IBM expands its processor portfolio with the Power10. This processor is Big Blue’s first 7-nanometer processor, and is particularly suitable for heavy workloads for big data analytics or AI applications.
The IBM Power10 processor is the successor to the 14-nanometer Power9 processor from 2016. This new processor has been in development for over 10 years. It is IBM’s first 7-nanometer processor, and it is a lot faster than its predecessor.
The processor has very high efficiency, up to three times the efficiency of the Power9 processor used in supercomputers. This efficiency makes the IBM Power10 processor especially suitable for applications and solutions that require a large amount of computing power. Think of big data analytics or the use of AI. IBM states that this processor does not require any additional hardware for better deployment. In addition, the extensive efficiency of the Power10 also offers more options for container density.
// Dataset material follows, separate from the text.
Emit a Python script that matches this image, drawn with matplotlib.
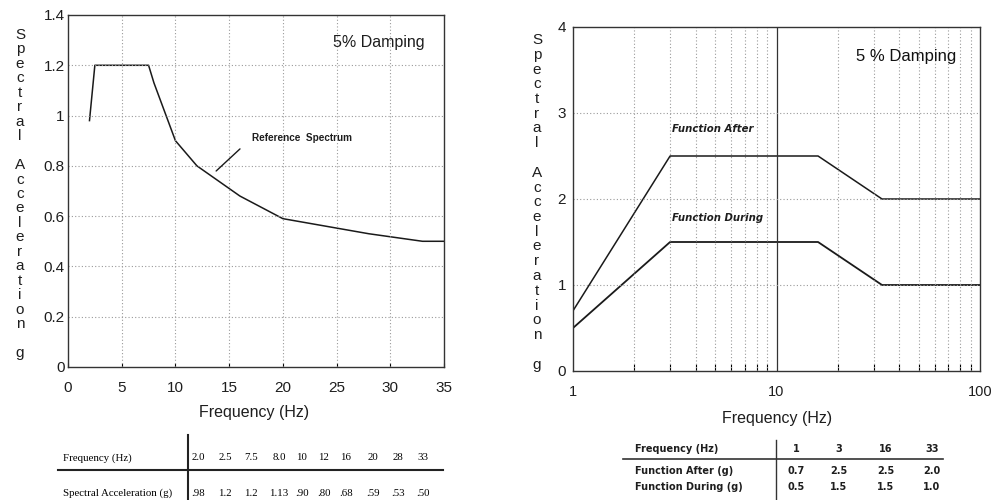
import matplotlib
matplotlib.use("Agg")
import matplotlib.pyplot as plt
from matplotlib.lines import Line2D
from matplotlib.ticker import FixedLocator, NullFormatter

plt.rcParams['font.family'] = ['Liberation Sans', 'DejaVu Sans']

# ---------------- data ----------------
left_freq = [2.0, 2.5, 7.5, 8.0, 10, 12, 16, 20, 28, 33]
left_sa = [0.98, 1.2, 1.2, 1.13, 0.90, 0.80, 0.68, 0.59, 0.53, 0.50]
left_end_freq = 35          # curve held flat to the right edge
left_freq_labels = ['2.0', '2.5', '7.5', '8.0', '10', '12', '16', '20', '28', '33']
left_sa_labels = ['.98', '1.2', '1.2', '1.13', '.90', '.80', '.68', '.59', '.53', '.50']

right_freq = [1, 3, 16, 33]
func_after = [0.7, 2.5, 2.5, 2.0]
func_during = [0.5, 1.5, 1.5, 1.0]
right_end_freq = 100
right_freq_labels = ['1', '3', '16', '33']
after_labels = ['0.7', '2.5', '2.5', '2.0']
during_labels = ['0.5', '1.5', '1.5', '1.0']

left_yticks = [0, 0.2, 0.4, 0.6, 0.8, 1.0, 1.2, 1.4]
left_yticklabels = ['0', '0.2', '0.4', '0.6', '0.8', '1', '1.2', '1.4']
left_xticks = [0, 5, 10, 15, 20, 25, 30, 35]
right_yticks = [0, 1, 2, 3, 4]
right_xticks = [1, 10, 100]

# ---------------- layout ----------------
W, H = 992, 500
fig = plt.figure(figsize=(W / 100, H / 100), dpi=100)
fig.patch.set_facecolor('white')
TXT = '#1e1e1e'


def P(x, y):
    return (x / W, 1 - y / H)


def ax_rect(x0, y0, x1, y1):
    return [x0 / W, 1 - y1 / H, (x1 - x0) / W, (y1 - y0) / H]


grid_kw = dict(color='#9a9a9a', linestyle=(0, (1, 2)), linewidth=0.8)

# ---------- left chart ----------
axL = fig.add_axes(ax_rect(68, 15, 444, 367))
axL.plot(left_freq + [left_end_freq], left_sa + [left_sa[-1]], color='#1a1a1a', lw=1.1)
axL.set_xlim(0, 35)
axL.set_ylim(0, 1.4)
axL.set_xticks(left_xticks)
axL.set_xticklabels([str(t) for t in left_xticks])
axL.set_yticks(left_yticks)
axL.set_yticklabels(left_yticklabels)
axL.tick_params(axis='x', direction='in', length=3, width=0.8, pad=10, labelsize=11,
                labelcolor=TXT)
axL.tick_params(axis='y', length=0, pad=2.5, labelsize=11, labelcolor=TXT)
for v in left_xticks[1:-1]:
    axL.axvline(v, **grid_kw)
for v in left_yticks[1:-1]:
    axL.axhline(v, **grid_kw)
for s in axL.spines.values():
    s.set_color('#333333')
    s.set_linewidth(1.0)

axL.annotate('', xy=(13.6, 0.772), xytext=(16.2, 0.875),
             arrowprops=dict(arrowstyle='-', color='#1a1a1a', lw=1.0))
axL.text(17.1, 0.911, 'Reference  Spectrum', fontsize=7.2, fontweight='bold',
         ha='left', va='center', color=TXT)

fig.text(*P(379, 42), '5% Damping', fontsize=11.5, ha='center', va='center', color=TXT)
fig.text(*P(254, 412), 'Frequency (Hz)', fontsize=11.5, ha='center', va='center', color=TXT)

# stacked y label
label = 'Spectral Acceleration g'
lines = []
for w in label.split(' '):
    lines.extend(list(w))
    lines.append('')
lines = lines[:-1]
for i, ch in enumerate(lines):
    if ch:
        fig.text(*P(20, 35 + i * 14.45), ch, fontsize=11, ha='center', va='center', color=TXT)

# left table
fig.add_artist(Line2D([58 / W, 443 / W], [1 - 470 / H] * 2, color='#222222', lw=1.5))
fig.add_artist(Line2D([188 / W] * 2, [1 - 435 / H, 1 - 500 / H], color='#222222', lw=1.5))
serif = 'Liberation Serif'
fig.text(*P(63, 458), 'Frequency (Hz)', fontsize=7.8, family=serif, ha='left', va='center')
fig.text(*P(63, 493), 'Spectral Acceleration (g)', fontsize=7.8, family=serif, ha='left', va='center')
col_x = [198, 225, 251, 279, 302, 324, 346, 373, 398, 423]
for cx, a, b in zip(col_x, left_freq_labels, left_sa_labels):
    fig.text(*P(cx, 458), a, fontsize=7.8, family=serif, ha='center', va='center')
    fig.text(*P(cx, 493), b, fontsize=7.8, family=serif, ha='center', va='center')

# ---------- right chart ----------
axR = fig.add_axes(ax_rect(573, 27, 980, 371))
axR.set_xscale('log')
axR.plot(right_freq + [right_end_freq], func_after + [func_after[-1]], color='#1a1a1a', lw=1.1)
axR.plot(right_freq + [right_end_freq], func_during + [func_during[-1]], color='#1a1a1a', lw=1.3)
axR.set_xlim(1, 100)
axR.set_ylim(0, 4)
axR.xaxis.set_major_locator(FixedLocator(right_xticks))
axR.set_xticklabels([str(t) for t in right_xticks])
minor = [m * d for d in (1, 10) for m in range(2, 10)]
axR.xaxis.set_minor_locator(FixedLocator(minor))
axR.xaxis.set_minor_formatter(NullFormatter())
axR.set_yticks(right_yticks)
axR.set_yticklabels([str(t) for t in right_yticks])
axR.tick_params(axis='x', which='major', direction='in', length=0, pad=10, labelsize=10.5,
                labelcolor=TXT)
axR.tick_params(axis='x', which='minor', direction='in', length=5, width=0.8)
axR.tick_params(axis='y', length=0, pad=5, labelsize=11, labelcolor=TXT)
for v in minor:
    axR.axvline(v, **grid_kw)
axR.axvline(10, color='#333333', lw=0.9)
for v in right_yticks[1:-1]:
    axR.axhline(v, **grid_kw)
for s in axR.spines.values():
    s.set_color('#333333')
    s.set_linewidth(1.0)

fk = dict(fontsize=7.3, fontweight='bold', style='italic', family='DejaVu Sans',
          ha='left', va='center', color=TXT)
axR.text(3.07, 2.81, 'Function After', **fk)
axR.text(3.07, 1.78, 'Function During', **fk)
fig.text(*P(906, 56), '5 % Damping', fontsize=12, ha='center', va='center', color='#111111')
fig.text(*P(777, 418), 'Frequency (Hz)', fontsize=11.5, ha='center', va='center', color=TXT)

for i, ch in enumerate(lines):
    if ch:
        fig.text(*P(537, 40 + i * 14.75), ch, fontsize=11, ha='center', va='center', color=TXT)

# right table
fig.add_artist(Line2D([623 / W, 943 / W], [1 - 459 / H] * 2, color='#333333', lw=1.2))
fig.add_artist(Line2D([776 / W] * 2, [1 - 440 / H, 1 - 500 / H], color='#333333', lw=1.0))
tk = dict(fontsize=7, fontweight='bold', family='DejaVu Sans', va='center', color=TXT)
fig.text(*P(635, 449), 'Frequency (Hz)', ha='left', **tk)
fig.text(*P(635, 471), 'Function After (g)', ha='left', **tk)
fig.text(*P(635, 487), 'Function During (g)', ha='left', **tk)
rcol = [796, 839, 886, 932]
for cx, a, b, c in zip(rcol, right_freq_labels, after_labels, during_labels):
    fig.text(*P(cx, 449), a, ha='center', **tk)
    fig.text(*P(cx, 471), b, ha='center', **tk)
    fig.text(*P(cx, 487), c, ha='center', **tk)

fig.savefig('out.png', dpi=100, facecolor='white')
The Power10 processor will be available in various configurations, of which all specifications are not yet known. In any case, the maximum single-chip module is limited to 15 SMT8 cores. The dual-chip module will have no more than 30 SMT8 cores.
An important part of the new processor is its improved energy efficiency. According to Big Blue, this improves efficiency in data centers. This, in turn, leads to cost savings while customers can more easily deploy hybrid cloud environments to achieve more work with a smaller footprint.
The processor has ‘memory inception’ to realize more savings. With memory inception, any Power10 processor that is added to a cluster can share memory with other systems in that cluster.
With these clusters, cloud providers can offer more extensive features, for example, artificial intelligence (AI). AI can be provided while deploying fewer servers because memory can be shared. In the end, it also allows customers to rent fewer resources to meet their IT needs.
In the field of security, the introduced IBM Power10 processor offers new possibilities. For example, the Power10 offers hardware-based memory encryption with up to 40 percent faster encryption. This is achieved through new AES cores and other improvements such as ‘homomorphic’ encryption techniques. In addition, the Power10 offers hardware-based protection for containers and other isolation options. This is achieved through the firmware. This makes it possible, among other things, to protect containers in the same virtual machines against external attacks.
In addition, the processor has dynamic execution register control, allowing users to design applications that are more resistant to attacks without sacrificing performance.
Like its predecessor Power9, the IBM Power10 processor is open for license use and can be modified by members of the OpenPower Foundation. Members of this partnership include Google, Nvidia, Mellanox and Tyan. Samsung will manufacture the IBM Power10 processor.